Des matières circulaires
En intégrant la circularité et la variété des rythmes naturels, l'entreprise serait capable de percevoir une autre relation avec le temps et d'en tirer une stratégie qui lui permet de réduire ses coûts de matière, de payer moins de taxes, de se préparer à de nouvelles contraintes réglementaires. L'entreprise qui s'approprie l'idée de cycle imagine une véritable économie des ressources naturelles. Elle repense leur transformation, valorise les déchets de production, innove par de nouvelles stratégies de gestion et parvient à créer de véritables écosystèmes industriels interdépendants. L'approche en cycle de vie du produit est fondamentale pour ce que le designer Thierry Kazazian appelait l'économie légère.
Christine Guinebretière, directrice d'EPEA Paris (Environmental Protection Encouragement Agency), Institut environnemental fondé par Michael Braungart, pose les fondamentaux : "La philosophie Cradle to Cradle s'appuie sur quatre postulats : les déchets peuvent être des ressources, le soleil est l'énergie renouvelable ultime, la diversité doit caractériser les produits, et l'intention de ne pas nuire doit être assumée. Nous devons poser une intention afin de restaurer la planète. Ce qui veut dire qu'il faut développer des produits qui ne soient pas toxiques". Les critères de la certification C2C couvrent la santé (abolition des toxiques), la part de réutilisation (50% des objets au minimum), l'utilisation d'énergies renouvelables (objectif : 50% dans les process), la conservation de l'eau et la responsabilité sociale. La certification est classée en quatre degrés : basique, argent, or, platine
C'est ainsi qu'une entreprise franco-suédoise, Tarkett, fabriquant de sols industriels, s'est mise à réfléchir à ses produits : « Pour le linoléum, nous avons analysé toutes ses composantes, quelles énergies étaient utilisées pour sa fabrication, où il était exporté et où il était produit », expose Anne-Christine Ayed, vice-présidente chargée de la recherche et de l'innovation du groupe Tarkett. En juin 2011, Tarkett obtient la première certification Cradle to Cradle. Dans ses 30 usines, la sciure de bois est utilisée comme énergie pour d'autres produits. La R&D du groupe a doublé : tous les ingénieurs sont formés à concevoir des produits Cradle to Cradle.

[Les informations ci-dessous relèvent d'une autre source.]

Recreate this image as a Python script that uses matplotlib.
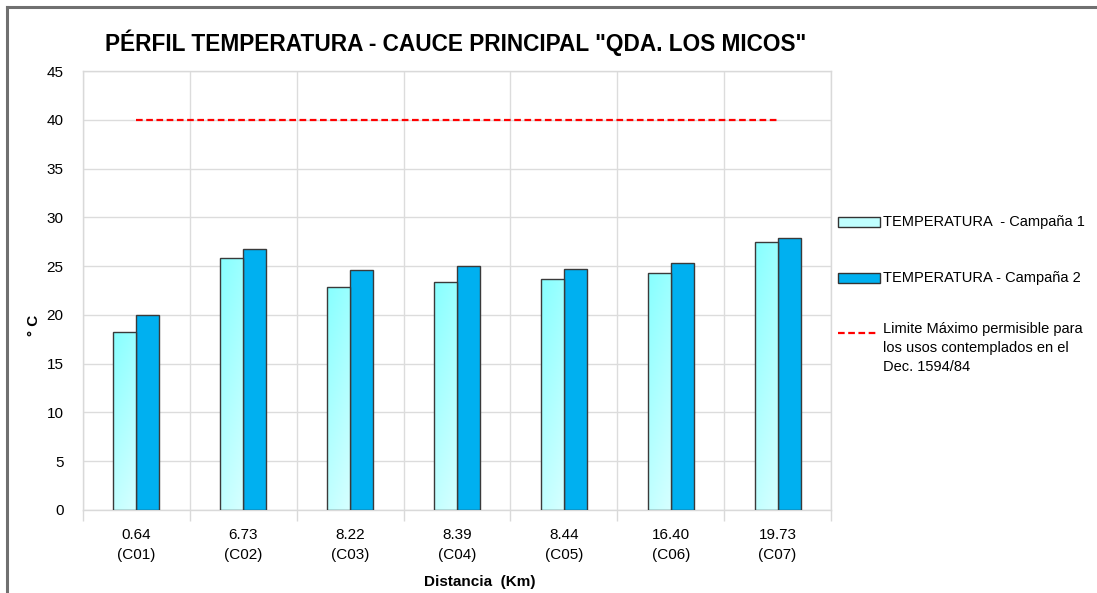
import numpy as np
import matplotlib
matplotlib.use("Agg")
import matplotlib.pyplot as plt
from matplotlib.patches import Rectangle
from matplotlib.lines import Line2D

plt.rcParams['font.family'] = ['Liberation Sans', 'DejaVu Sans']

# data
distancias = ["0.64", "6.73", "8.22", "8.39", "8.44", "16.40", "19.73"]
estaciones = ["C01", "C02", "C03", "C04", "C05", "C06", "C07"]
campana1 = [18.3, 25.8, 22.9, 23.4, 23.7, 24.3, 27.5]
campana2 = [20.0, 26.8, 24.6, 25.0, 24.7, 25.3, 27.9]
limite = 40

fig = plt.figure(figsize=(10.97, 5.93), dpi=100)
ax = fig.add_axes([0.0757, 0.140, 0.6818, 0.740])

x = np.arange(len(estaciones))
w = 0.215
edge = '#3a3a3a'

bars1 = ax.bar(x - w / 2, campana1, w, color='#b0ffff', edgecolor=edge, linewidth=1, zorder=3)
bars2 = ax.bar(x + w / 2, campana2, w, color='#00b0f0', edgecolor=edge, linewidth=1, zorder=3)

# diagonal light-cyan gradient on campaign 1 bars
gy, gx = np.mgrid[0:1:100j, 0:1:20j]
t = np.clip(0.75 * gy + 0.25 * gx, 0, 1)
c_top = np.array([0.53, 1.0, 1.0])
c_bot = np.array([0.84, 1.0, 1.0])
grad = c_top[None, None, :] * (1 - t[..., None]) + c_bot[None, None, :] * t[..., None]
grad = grad[::-1]
for b in bars1:
    x0, y0 = b.get_x(), b.get_y()
    im = ax.imshow(grad, extent=[x0, x0 + b.get_width(), y0, y0 + b.get_height()],
                   aspect='auto', zorder=3.5, origin='lower')
    im.set_clip_path(b)
    b.set_facecolor('none')
    b.set_zorder(4)

ax.plot([x[0], x[-1]], [limite, limite], color='#ff0000', linestyle=(0, (3, 1.6)),
        linewidth=1.6, zorder=4)

ax.set_xlim(-0.5, len(x) - 0.5)
ax.set_ylim(0, 45)
ax.set_yticks(np.arange(0, 46, 5))
ax.set_xticks(x)
ax.set_xticklabels([f"{d}\n({e})" for d, e in zip(distancias, estaciones)],
                   fontsize=11, linespacing=1.5)
ax.set_xticks(np.arange(-0.5, len(x), 1), minor=True)
ax.tick_params(axis='x', which='major', length=0, pad=13)
ax.tick_params(axis='x', which='minor', length=8, color='#d9d9d9', width=1)
ax.tick_params(axis='y', length=0, pad=14, labelsize=11)

ax.grid(True, axis='y', color='#dcdcdc', linewidth=1, zorder=0)
ax.grid(True, axis='x', which='minor', color='#dcdcdc', linewidth=1, zorder=0)
for s in ax.spines.values():
    s.set_color('#d9d9d9')
    s.set_linewidth(1)

ax.set_xlabel("Distancia  (Km)", fontsize=11, fontweight='bold')
ax.xaxis.set_label_coords(0.531, -0.148)
ax.set_ylabel("° C", fontsize=11, fontweight='bold')
ax.yaxis.set_label_coords(-0.056, 0.42)

fig.text(0.415, 0.928, 'PÉRFIL TEMPERATURA - CAUCE PRINCIPAL "QDA. LOS MICOS"',
         ha='center', va='center', fontsize=16.3, fontweight='bold')

# legend drawn manually in figure pixels
W, H = 1097, 593
def fx(px):
    return px / W
def fy(py):
    return 1 - py / H

fig.patches.append(Rectangle((fx(838), fy(227)), 42 / W, 10 / H, transform=fig.transFigure,
                             facecolor='#c0ffff', edgecolor='#333333', linewidth=1))
fig.patches.append(Rectangle((fx(838), fy(283)), 42 / W, 10 / H, transform=fig.transFigure,
                             facecolor='#00b0f0', edgecolor='#333333', linewidth=1))
fig.lines.append(Line2D([fx(838), fx(878)], [fy(333), fy(333)], transform=fig.transFigure,
                        color='#ff0000', linestyle=(0, (3, 1.6)), linewidth=1.6))
fig.text(fx(883), fy(222), "TEMPERATURA  - Campaña 1", fontsize=10.5, va='center')
fig.text(fx(883), fy(278), "TEMPERATURA - Campaña 2", fontsize=10.5, va='center')
fig.text(fx(883), fy(322), "Limite Máximo permisible para\nlos usos contemplados en el\nDec. 1594/84",
         fontsize=10.5, va='top', linespacing=1.45)

# outer border (top and left)
fig.lines.append(Line2D([fx(7), fx(1097)], [fy(7), fy(7)], transform=fig.transFigure,
                        color='#707070', linewidth=2.2))
fig.lines.append(Line2D([fx(7), fx(7)], [fy(7), fy(593)], transform=fig.transFigure,
                        color='#707070', linewidth=2.2))

fig.savefig("out.png", dpi=100)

Une certification coûteuse
Karine Lathulière, directrice marketing chez Desso, explique comment cette entreprise de revêtements de sols a passé en revue l'ensemble des 54 produits utilisés dans les socles de moquette et dressé une première black list, selon une évolution progressive. Grâce à la philosophie Cradle to Cradle un programme de reprise des produits en fin de vie a été introduit grâce à un système de consigne mis en place auprès de ses clients industriels. "Vu le cours du pétrole, nous allons y trouver notre intérêt".
Pour Marion Huet, du cabinet de conseil en éco-conception EVEA, l'analyse du cycle de vie reste une bonne méthode pour optimiser l'empreinte environnementale tout au long du cycle de vie, l'objectif étant de "mettre les matières dans une boucle fermée, quitte à ce que l'industriel fasse payer un surcoût à ses clients, pour récupérer, par exemple, des bâches usagées comme c'est le cas du programme Texyloop mené par le groupe Ferrari, fabriquant de membranes et textiles composites".
Toutefois, l'ancien directeur développement durable du fabriquant français de mobilier de bureaux, Steelcase, revient sur des questions de fond : ne faudrait-il pas intégrer la notion d'obsolescence programmée dans l'économie circulaire ? Pourquoi le coût des certifications Cradle to Cradle demeure-t-il élevé ? Dans l'assistance, nombreuse en cet Alter-mardi organisé par le groupe SOS, une voix interpelle la tribune : "Cradle to Cradle, c'est pour les écowives de Hollywood !". La démarche est de fait très coûteuse : entre 5.500 et 75.000 dollars aux Etats-Unis. Quel est le rôle des consommateurs-citoyens dans son élaboration ? L'approche par matériaux n'est-elle pas réductionniste ? Cradle to Cradle en est à ses débuts et cherche sa place dans le paysage des normes, déjà nombreuses.